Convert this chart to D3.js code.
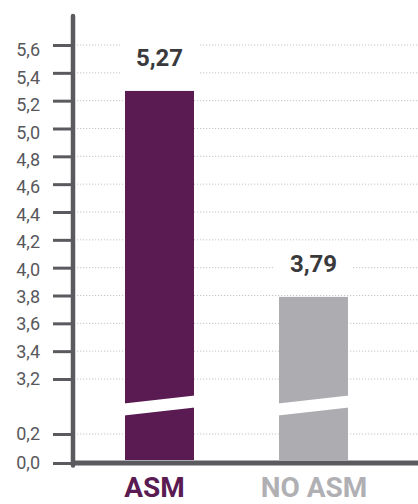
<!DOCTYPE html>
<html>
<head>
<meta charset="utf-8">
<script src="https://cdn.jsdelivr.net/npm/d3@7"></script>
<style>
  html, body { margin: 0; padding: 0; background: #fff; }
  svg { display: block; font-family: Roboto, "Noto Sans", sans-serif; }
</style>
</head>
<body>
<svg id="chart"></svg>
<script>
// data
const categories = ["ASM", "NO ASM"];
const values = [5.27, 3.79];
const barColors = ["#5a1b53", "#adadb1"];
const labelColors = ["#5a1b53", "#b0b0b4"];
const tickValues = [0, 0.2, 3.2, 3.4, 3.6, 3.8, 4.0, 4.2, 4.4, 4.6, 4.8, 5.0, 5.2, 5.4, 5.6];

const W = 418, H = 504;
const svg = d3.select("#chart").attr("width", W).attr("height", H);

const axisX = 73;
const fmt = d3.formatLocale({ decimal: ",", thousands: ".", grouping: [3], currency: ["", ""] }).format;

// broken axis: 0-0.2 at the bottom, 3.2-5.6 above it
const y = d3.scaleLinear()
  .domain([0, 0.2, 3.2, 5.6])
  .range([463, 434, 379, 45]);

// tick labels in the original sit a little lower toward the top
const yLabel = d3.scaleLinear()
  .domain([0, 0.2, 3.2, 5.6])
  .range([463, 434, 379, 50]);

const x = d3.scaleBand()
  .domain(categories)
  .range([48, 425])
  .paddingInner(0.552)
  .paddingOuter(0.5);

// dotted grid lines
svg.append("g")
  .selectAll("line")
  .data(tickValues.filter(d => d > 0))
  .enter()
  .append("line")
  .attr("x1", axisX + 4)
  .attr("x2", W)
  .attr("y1", d => y(d))
  .attr("y2", d => y(d))
  .attr("stroke", "#c4c4c4")
  .attr("stroke-width", 1)
  .attr("stroke-dasharray", "1.2,1.8");

// y axis (ticks + labels drawn by d3.axisLeft)
const yAxis = svg.append("g")
  .attr("transform", `translate(${axisX},0)`)
  .call(d3.axisLeft(y).tickValues(tickValues).tickFormat(d => fmt(".1f")(d)).tickSize(20).tickPadding(13));

yAxis.select(".domain").remove();
yAxis.selectAll(".tick line").attr("stroke", "#5b5b5f").attr("stroke-width", 3);
yAxis.selectAll(".tick text")
  .attr("y", d => yLabel(d) - y(d))
  .attr("fill", "#58585c")
  .style("font-size", "18px")
  .style("font-family", "Roboto, sans-serif");

// bars
const data = categories.map((c, i) => ({ c, v: values[i], color: barColors[i], lc: labelColors[i] }));

svg.append("g")
  .selectAll("rect")
  .data(data)
  .enter()
  .append("rect")
  .attr("x", d => x(d.c))
  .attr("y", d => y(d.v))
  .attr("width", x.bandwidth())
  .attr("height", d => y(0) - 3 - y(d.v))
  .attr("fill", d => d.color);

// white diagonal break across each bar
const breakY = (y(0.2) + y(3.2)) / 2 - 1;
const gap = 6, tilt = 4;
svg.append("g")
  .selectAll("polygon")
  .data(data)
  .enter()
  .append("polygon")
  .attr("points", d => {
    const x0 = x(d.c) - 1, x1 = x(d.c) + x.bandwidth() + 1;
    return [
      [x0, breakY + gap + tilt],
      [x1, breakY + gap - tilt],
      [x1, breakY - gap - tilt],
      [x0, breakY - gap + tilt]
    ].join(" ");
  })
  .attr("fill", "#fff");

// value labels with white background over the grid
const labels = svg.append("g")
  .selectAll("g")
  .data(data)
  .enter()
  .append("g")
  .attr("transform", d => `translate(${x(d.c) + x.bandwidth() / 2},${y(d.v) - 25})`);

labels.append("rect")
  .attr("x", -39)
  .attr("y", -26)
  .attr("width", 78)
  .attr("height", 36)
  .attr("fill", "#fff");

labels.append("text")
  .attr("text-anchor", "middle")
  .attr("fill", "#3a3a3c")
  .style("font-size", "24px")
  .style("font-weight", "bold")
  .text(d => fmt(".2f")(d.v));

// axes lines
svg.append("line")
  .attr("x1", axisX).attr("x2", axisX)
  .attr("y1", 16).attr("y2", y(0) + 2.5)
  .attr("stroke", "#5b5b5f")
  .attr("stroke-width", 4.5)
  .attr("stroke-linecap", "round");

svg.append("line")
  .attr("x1", axisX).attr("x2", W)
  .attr("y1", y(0)).attr("y2", y(0))
  .attr("stroke", "#5b5b5f")
  .attr("stroke-width", 5);

// category labels
svg.append("g")
  .selectAll("text")
  .data(data)
  .enter()
  .append("text")
  .attr("x", d => x(d.c) + x.bandwidth() / 2)
  .attr("dx", (d, i) => (i === 0 ? -5 : 0.5))
  .attr("y", 497)
  .attr("text-anchor", "middle")
  .attr("fill", d => d.lc)
  .style("font-size", "28px")
  .style("font-weight", "bold")
  .text(d => d.c);
</script>
</body>
</html>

■ ■ ■ ■ ■

TASK REQUIREMENTS:
Write out, word for word, the lines from the start of the data through the one holding "5.2, 5.4, 5.6];". Omit pictures.

EXERCISE RESPONSE:
Convert this chart to D3.js code.
<!DOCTYPE html>
<html>
<head>
<meta charset="utf-8">
<script src="https://cdn.jsdelivr.net/npm/d3@7"></script>
<style>
  html, body { margin: 0; padding: 0; background: #fff; }
  svg { display: block; font-family: Roboto, "Noto Sans", sans-serif; }
</style>
</head>
<body>
<svg id="chart"></svg>
<script>
// data
const categories = ["ASM", "NO ASM"];
const values = [5.27, 3.79];
const barColors = ["#5a1b53", "#adadb1"];
const labelColors = ["#5a1b53", "#b0b0b4"];
const tickValues = [0, 0.2, 3.2, 3.4, 3.6, 3.8, 4.0, 4.2, 4.4, 4.6, 4.8, 5.0, 5.2, 5.4, 5.6];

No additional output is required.